WALLOPS ISLAND, Va.- In just days, a 60-foot, 1,000-pound rocket will launch from Wallops Island.

The mission? To learn how the upcoming solar eclipse will affect people, back on Earth.

“We want to study how small-scale eclipse creates disturbances in the ionosphere, and the capability of interfering with our radio communications,” said NASA professor of engineering, Aroh Barjatya.

The Atmospheric Perturbations around eclipse Path, or APEP, will help scientists, like Barjatya, calculate how these events disrupt not just radios, but possibly GPS systems, or other forms of communications.

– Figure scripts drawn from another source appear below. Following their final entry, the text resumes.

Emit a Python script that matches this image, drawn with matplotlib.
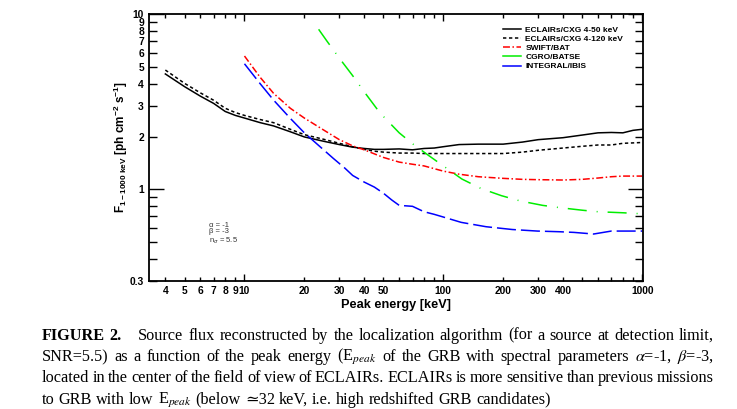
import matplotlib
matplotlib.use('Agg')
import matplotlib.pyplot as plt
from matplotlib.lines import Line2D

# ---------------- data ----------------
eclairs50_x = [4, 5, 6, 7, 8, 9, 10, 12, 14, 17, 20, 25, 30, 35, 40, 45, 50, 60, 70, 80, 90,
               100, 120, 150, 200, 250, 300, 400, 500, 600, 700, 800, 900, 1000]
eclairs50_y = [4.55, 3.85, 3.4, 3.09, 2.78, 2.64, 2.55, 2.4, 2.3, 2.13, 1.99, 1.88, 1.8, 1.74, 1.71,
               1.69, 1.69, 1.70, 1.68, 1.71, 1.72, 1.75, 1.80, 1.81, 1.81, 1.86, 1.92, 1.97, 2.04,
               2.1, 2.11, 2.1, 2.17, 2.2]

eclairs120_x = [4, 5, 6, 7, 8, 9, 10, 12, 14, 17, 20, 25, 30, 35, 40, 45, 50, 60, 70, 80,
                100, 150, 200, 250, 300, 400, 500, 600, 700, 800, 900, 1000]
eclairs120_y = [4.79, 4.02, 3.55, 3.22, 2.9, 2.74, 2.64, 2.5, 2.4, 2.2, 2.05, 1.93, 1.83, 1.75, 1.69,
                1.65, 1.63, 1.61, 1.61, 1.60, 1.60, 1.60, 1.60, 1.63, 1.67, 1.72, 1.76, 1.79, 1.79,
                1.83, 1.84, 1.85]

swift_x = [10, 12, 14, 17, 20, 25, 30, 35, 40, 50, 60, 70, 80, 100, 120, 150, 200, 250, 300,
           400, 500, 600, 700, 800, 1000]
swift_y = [5.76, 4.35, 3.53, 2.9, 2.55, 2.18, 1.92, 1.77, 1.68, 1.52, 1.43, 1.39, 1.36, 1.27, 1.22,
           1.18, 1.155, 1.14, 1.135, 1.13, 1.14, 1.16, 1.18, 1.19, 1.19]

batse_x = [23.6, 26, 30, 35, 40, 48, 60, 70, 85, 100, 124, 155, 196, 245, 316, 389, 500, 600,
           800, 1000]
batse_y = [8.18, 7.0, 5.6, 4.45, 3.6, 2.73, 2.1, 1.82, 1.55, 1.36, 1.145, 1.01, 0.92, 0.857, 0.81,
           0.785, 0.76, 0.745, 0.735, 0.725]

ibis_x = [10, 12, 14, 17, 20, 25, 28, 32, 35, 40, 45, 50, 55, 60, 70, 80, 90, 100, 123, 164, 222,
          297, 383, 454, 570, 700, 1000]
ibis_y = [5.2, 4.0, 3.23, 2.54, 2.1, 1.68, 1.5, 1.32, 1.2, 1.1, 1.03, 0.95, 0.87, 0.81, 0.80, 0.745,
          0.72, 0.695, 0.648, 0.612, 0.59, 0.578, 0.573, 0.568, 0.556, 0.578, 0.578]

series_names = ["ECLAIRs/CXG 4-50 keV", "ECLAIRs/CXG 4-120 keV", "SWIFT/BAT",
                "CGRO/BATSE", "INTEGRAL/IBIS"]

x_tick_labels = [4, 5, 6, 7, 8, 9, 10, 20, 30, 40, 50, 100, 200, 300, 400, 1000]
y_tick_labels = [0.3, 1, 2, 3, 4, 5, 6, 7, 8, 9, 10]

annotation_lines = ["\u03b1 = -1", "\u03b2 = -3", "n$_{\\sigma}$ = 5.5"]

caption_lines = [
    "FIGURE 2. Source flux reconstructed by the localization algorithm (for a source at detection limit,",
    "SNR=5.5) as a function of the peak energy (E$_{peak}$ of the GRB with spectral parameters $\\alpha$=-1, $\\beta$=-3,",
    "located in the center of the field of view of ECLAIRs. ECLAIRs is more sensitive than previous missions",
    "to GRB with low E$_{peak}$ (below \u224332 keV, i.e. high redshifted GRB candidates)",
]

# ---------------- style ----------------
plt.rcParams['font.family'] = ['Liberation Sans', 'DejaVu Sans']
plt.rcParams['font.weight'] = 'normal'
plt.rcParams['mathtext.fontset'] = 'custom'
plt.rcParams['mathtext.rm'] = 'Liberation Sans:bold'
plt.rcParams['mathtext.bf'] = 'Liberation Sans:bold'
plt.rcParams['mathtext.it'] = 'Liberation Sans:bold:italic'
plt.rcParams['lines.scale_dashes'] = False

W_PX, H_PX = 737, 409
fig = plt.figure(figsize=(W_PX / 100, H_PX / 100), dpi=100)
ax_l, ax_r, ax_t, ax_b = 149, 643, 14, 281
ax = fig.add_axes([ax_l / W_PX, 1 - ax_b / H_PX, (ax_r - ax_l) / W_PX, (ax_b - ax_t) / H_PX])

lw = 1.1
ls_dot = (0, (2.4, 1.9))
ls_swift = (0, (5.0, 1.8, 1.1, 1.8))
ls_batse = (0, (13.7, 7.2, 0.7, 7.2))
ls_ibis = (0, (13.7, 3.6))
c_green = '#00ee00'

ax.plot(eclairs50_x, eclairs50_y, color='black', lw=lw, ls='-')
ax.plot(eclairs120_x, eclairs120_y, color='black', lw=lw, ls=ls_dot)
ax.plot(swift_x, swift_y, color='#ff0000', lw=lw, ls=ls_swift)
ax.plot(batse_x, batse_y, color=c_green, lw=lw, ls=ls_batse)
ax.plot(ibis_x, ibis_y, color='#0000ff', lw=lw, ls=ls_ibis)

ax.set_xscale('log')
ax.set_yscale('log')
ax.set_xlim(3.31, 1010)
ax.set_ylim(0.3, 10)

for s in ax.spines.values():
    s.set_linewidth(1.3)


def lab(v, allowed):
    return ('%g' % v) if any(abs(v - t) < 1e-6 * t for t in allowed) else ''


x_major = [10, 100, 1000]
x_minor = [m * d for d in (1, 10, 100) for m in range(2, 10)]
y_major = [1, 10]
y_minor = [m * d for d in (0.1, 1) for m in range(2, 10)]

tick_fs = 7.4
ax.set_xticks(x_major, [lab(v, x_tick_labels) for v in x_major], fontweight='bold', fontsize=tick_fs)
ax.set_xticks(x_minor, [lab(v, x_tick_labels) for v in x_minor], minor=True,
              fontweight='bold', fontsize=tick_fs)
ax.set_yticks(y_major, [lab(v, y_tick_labels) for v in y_major], fontweight='bold', fontsize=tick_fs)
ax.set_yticks(y_minor, [lab(v, y_tick_labels) for v in y_minor], minor=True,
              fontweight='bold', fontsize=tick_fs)
ax.set_xlim(3.31, 1010)
ax.set_ylim(0.3, 10)

ax.tick_params(which='both', direction='in', top=True, right=True, width=1.0, colors='black')
ax.tick_params(axis='x', which='major', length=5.0, pad=3.5)
ax.tick_params(axis='x', which='minor', length=2.9, pad=3.5)
ax.tick_params(axis='y', which='major', length=10.8, pad=3.6)
ax.tick_params(axis='y', which='minor', length=5.8, pad=3.6)

ax.set_xlabel("Peak energy [keV]", fontsize=9.2, fontweight='bold')
ax.xaxis.set_label_coords(0.5, -0.066)
ax.set_ylabel(r"F$_{\mathrm{1-1000\ keV}}$ [ph cm$^{\mathrm{-2}}$ s$^{\mathrm{-1}}$]",
              fontsize=8.5, fontweight='bold')
ax.yaxis.set_label_coords(-0.038, 0.5)

# legend
handles = [
    Line2D([], [], color='black', lw=lw, ls='-'),
    Line2D([], [], color='black', lw=lw, ls=ls_dot),
    Line2D([], [], color='#ff0000', lw=lw, ls=ls_swift),
    Line2D([], [], color=c_green, lw=lw, ls='-'),
    Line2D([], [], color='#0000ff', lw=lw, ls='-'),
]
leg = ax.legend(handles, series_names, loc='upper left', bbox_to_anchor=(0.716, 0.954),
                frameon=False, fontsize=6.0, handlelength=2.2, handletextpad=0.5,
                labelspacing=0.15, borderpad=0.0, borderaxespad=0.0)
for t in leg.get_texts():
    t.set_fontweight('bold')

# annotation
ax.text(0.121, 0.222, "\n".join(annotation_lines), transform=ax.transAxes,
        fontsize=5.5, fontweight='normal', color='#333333', va='top', ha='left',
        linespacing=0.95, math_fontfamily='dejavusans')

# ---------------- caption (justified) ----------------
serif = ['Liberation Serif', 'DejaVu Serif']
fig.canvas.draw()
rend = fig.canvas.get_renderer()

probe = fig.text(0, 0, caption_lines[3], fontsize=11, family=serif, fontweight='normal',
                 math_fontfamily='stix')
w11 = probe.get_window_extent(rend).width
probe.remove()
x_left, x_right = 41.7, 714.0
cap_fs = 11 * (544.3 - x_left) / w11
baselines = [339.5, 361, 382.5, 403.5]
space_px = 0.25 * cap_fs * 100 / 72

for i, line in enumerate(caption_lines):
    words = line.split(' ')
    objs = []
    for j, w in enumerate(words):
        weight = 'bold' if (i == 0 and j < 2) else 'normal'
        t = fig.text(0, 0, w, fontsize=cap_fs, family=serif, fontweight=weight,
                     math_fontfamily='stix', ha='left', va='baseline')
        objs.append(t)
    widths = [t.get_window_extent(rend).width for t in objs]
    gw = [1.0] * (len(words) - 1)
    if i == 0:
        gw[1] = 3.2
    if i < len(caption_lines) - 1:
        unit = (x_right - x_left - sum(widths)) / sum(gw)
    else:
        unit = space_px
    xpos = x_left
    yb = 1 - baselines[i] / H_PX
    for k, t in enumerate(objs):
        t.set_position((xpos / W_PX, yb))
        xpos += widths[k] + (unit * gw[k] if k < len(gw) else 0)

fig.savefig('out.png', dpi=100)
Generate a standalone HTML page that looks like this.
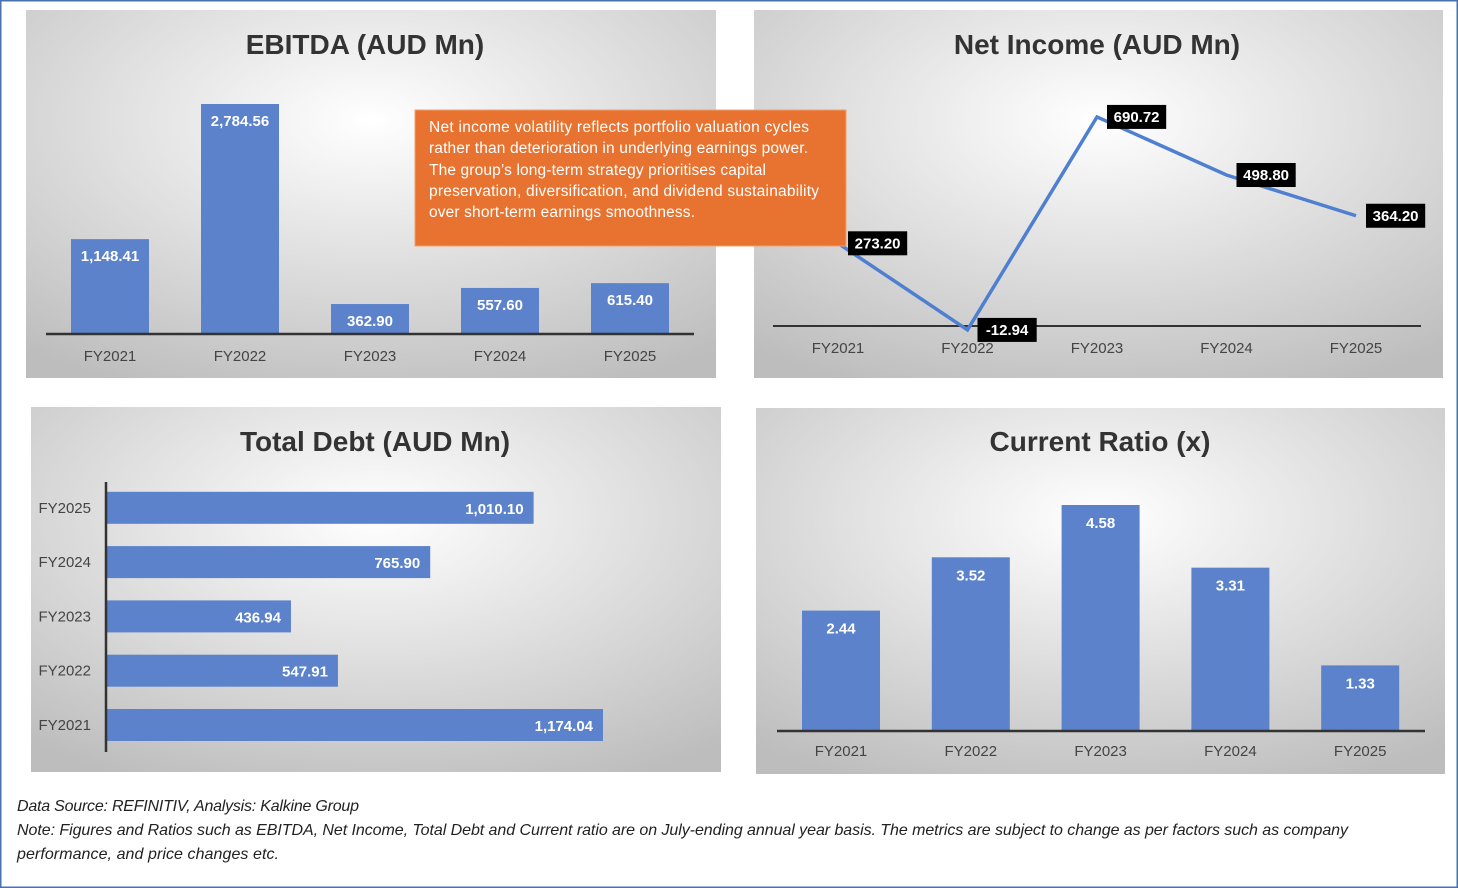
<!DOCTYPE html>
<html><head><meta charset="utf-8"><style>
html,body{margin:0;padding:0;background:#fff}
svg{display:block;font-family:"Liberation Sans Narrow","Liberation Sans",sans-serif}
</style></head><body>
<svg id="s" width="1458" height="888" viewBox="0 0 1458 888" xmlns="http://www.w3.org/2000/svg">
<defs>
<radialGradient id="bg" cx="0.5" cy="0.3" r="0.8">
<stop offset="0" stop-color="#ffffff"/><stop offset="1" stop-color="#bdbdbd"/>
</radialGradient>
</defs>
<rect x="0.5" y="0.5" width="1457" height="887" fill="#fff" stroke="#4a72b0" stroke-width="2"/>
<g>
<rect x="26" y="10" width="690" height="368" fill="url(#bg)"/>
<text x="365" y="54" text-anchor="middle" font-size="28" font-weight="bold" fill="#333" font-family="Liberation Sans, sans-serif">EBITDA (AUD Mn)</text>
<g id="g1"></g>
</g>
<g>
<rect x="754" y="10" width="689" height="368" fill="url(#bg)"/>
<text x="1097" y="54" text-anchor="middle" font-size="28" font-weight="bold" fill="#333" font-family="Liberation Sans, sans-serif">Net Income (AUD Mn)</text>
<g id="g2"></g>
</g>
<g>
<rect x="31" y="407" width="690" height="365" fill="url(#bg)"/>
<text x="375" y="451" text-anchor="middle" font-size="28" font-weight="bold" fill="#333" font-family="Liberation Sans, sans-serif">Total Debt (AUD Mn)</text>
<g id="g3"></g>
</g>
<g>
<rect x="756" y="408" width="689" height="366" fill="url(#bg)"/>
<text x="1100" y="451" text-anchor="middle" font-size="28" font-weight="bold" fill="#333" font-family="Liberation Sans, sans-serif">Current Ratio (x)</text>
<g id="g4"></g>
</g>
<g>
<rect x="415" y="110" width="431" height="136" fill="#e8722f" stroke="#f0a070" stroke-width="1"/>
<g fill="#fff" font-size="15.5">
<text x="429" y="132" textLength="380">Net income volatility reflects portfolio valuation cycles</text>
<text x="429" y="153" textLength="379">rather than deterioration in underlying earnings power.</text>
<text x="429" y="175" textLength="337">The group’s long-term strategy prioritises capital</text>
<text x="429" y="196" textLength="390">preservation, diversification, and dividend sustainability</text>
<text x="429" y="217" textLength="266">over short-term earnings smoothness.</text>
</g>
</g>
<g fill="#222" font-style="italic" font-size="16">
<text x="17" y="811" textLength="342">Data Source: REFINITIV, Analysis: Kalkine Group</text>
<text x="17" y="835" textLength="1331">Note: Figures and Ratios such as EBITDA, Net Income, Total Debt and Current ratio are on  July-ending annual year basis. The metrics are subject to change as per factors such as company</text>
<text x="17" y="859" textLength="262">performance, and price changes etc.</text>
</g>
</svg>
<script>
const years = ["FY2021","FY2022","FY2023","FY2024","FY2025"];
const ebitda = [1148.41,2784.56,362.90,557.60,615.40];
const ebitdaLabels = ["1,148.41","2,784.56","362.90","557.60","615.40"];
const netIncome = [273.20,-12.94,690.72,498.80,364.20];
const netIncomeLabels = ["273.20","-12.94","690.72","498.80","364.20"];
const debt = [1174.04,547.91,436.94,765.90,1010.10];
const debtLabels = ["1,174.04","547.91","436.94","765.90","1,010.10"];
const currentRatio = [2.44,3.52,4.58,3.31,1.33];
const crLabels = ["2.44","3.52","4.58","3.31","1.33"];

const NS="http://www.w3.org/2000/svg";
function mk(p,t,a,txt){const e=document.createElementNS(NS,t);for(const k in a)e.setAttribute(k,a[k]);if(txt!==undefined)e.textContent=txt;p.appendChild(e);return e;}
const BLUE="#5b82cb";

(function(){
 const g=document.getElementById('g1');
 const base=334, k=230/2784.56, x=i=>110+130*i;
 ebitda.forEach((v,i)=>{
  const r=mk(g,'rect',{x:x(i)-39,y:base-v*k,width:78,height:v*k,fill:BLUE});
  
  
  const t=mk(g,'text',{x:x(i),y:base-v*k+22,'text-anchor':'middle','font-size':15,'font-weight':'bold',fill:'#fff'},ebitdaLabels[i]);
  
  
  const l=mk(g,'text',{x:x(i),y:361,'text-anchor':'middle','font-size':15,fill:'#444'},years[i]);
  
  
 });
 const a=mk(g,'line',{x1:46,x2:694,y1:base,y2:base,stroke:'#333','stroke-width':2.5});
 
 
})();

(function(){
 const g=document.getElementById('g2');
 const zero=326, k=213/703.66, x=i=>838+129.5*i, y=v=>zero-v*k;
 const a=mk(g,'line',{x1:773,x2:1421,y1:zero,y2:zero,stroke:'#333','stroke-width':2});
 
 
 years.forEach((yr,i)=>{
  const l=mk(g,'text',{x:x(i),y:353,'text-anchor':'middle','font-size':15,fill:'#444'},yr);
  
  
 });
 const pl=mk(g,'polyline',{points:netIncome.map((v,i)=>x(i)+','+y(v)).join(' '),fill:'none',stroke:'#4f7fd0','stroke-width':3.5});
 
 
 netIncome.forEach((v,i)=>{
  const w=netIncomeLabels[i].length*8.2+10;
  const lx=x(i)+10, ly=y(v)-12;
  const r=mk(g,'rect',{x:lx,y:ly,width:w,height:24,fill:'#000'});
  
  
  const t=mk(g,'text',{x:lx+w/2,y:ly+17,'text-anchor':'middle','font-size':15,'font-weight':'bold',fill:'#fff'},netIncomeLabels[i]);
  
  
 });
})();

(function(){
 const g=document.getElementById('g3');
 const x0=106, k=497/1174.04, yc=i=>725-54.3*i;
 debt.forEach((v,i)=>{
  const r=mk(g,'rect',{x:x0,y:yc(i)-16,width:v*k,height:32,fill:BLUE});
  
  
  const t=mk(g,'text',{x:x0+v*k-10,y:yc(i)+6,'text-anchor':'end','font-size':15,'font-weight':'bold',fill:'#fff'},debtLabels[i]);
  
  
  const l=mk(g,'text',{x:91,y:yc(i)+5,'text-anchor':'end','font-size':15,fill:'#444'},years[i]);
  
  
 });
 const a=mk(g,'line',{x1:x0,x2:x0,y1:482,y2:752,stroke:'#333','stroke-width':2.5});
 
 
})();

(function(){
 const g=document.getElementById('g4');
 const base=731, k=226/4.58, x=i=>841+129.8*i;
 currentRatio.forEach((v,i)=>{
  const r=mk(g,'rect',{x:x(i)-39,y:base-v*k,width:78,height:v*k,fill:BLUE});
  
  
  const t=mk(g,'text',{x:x(i),y:base-v*k+23,'text-anchor':'middle','font-size':15,'font-weight':'bold',fill:'#fff'},crLabels[i]);
  
  
  const l=mk(g,'text',{x:x(i),y:756,'text-anchor':'middle','font-size':15,fill:'#444'},years[i]);
  
  
 });
 const a=mk(g,'line',{x1:777,x2:1425,y1:base,y2:base,stroke:'#333','stroke-width':2.5});
 
 
})();
</script>
</body></html>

“Any small perturbation in that layer can impact radio communication,” Barjatya said. “With the eclipse, we know exactly when and where it’s happening, so we are launching three rockets: one 45 mins before peak local eclipse, one during peak local eclipse and one 45 minutes after.”

With a total flight time of between 10 and 15 minutes, electrical engineer, Scott Hesh, said the sounding rocket was the ideal fit for this mission, because it will produce the most accurate data in the shortest period of time.

“We’ll have real time antennas here, at Wallops Flight Facility, monitoring the rocket,” Hesh said. “The real time lead feeds off the main payloads and the sub payloads, so we do not need to recover anything.”

And those payloads that Hesh referred to? Those act as mini data collectors. Barjatya said as they expel in all four directions, scientists will be able to receive a wider horizon of data.

“One rocket is going up and it kicks off these four babies, and the four babies, even though they are slightly slowly going away, they are also climbing with the main payload, so [it’s] one launch, but I get five profiles of measurement,” Barjatya said.

In an evolving technological society, Barjatya said seizing these types of opportunities to further research, is what brings us one step closer to formulating action plans.

“As we are becoming more and more connected world, we need to be able to predict when we are going to have an impact on our radio communication, and by that I don’t mean black out, but loss of signal loss or power,” Barjatya said.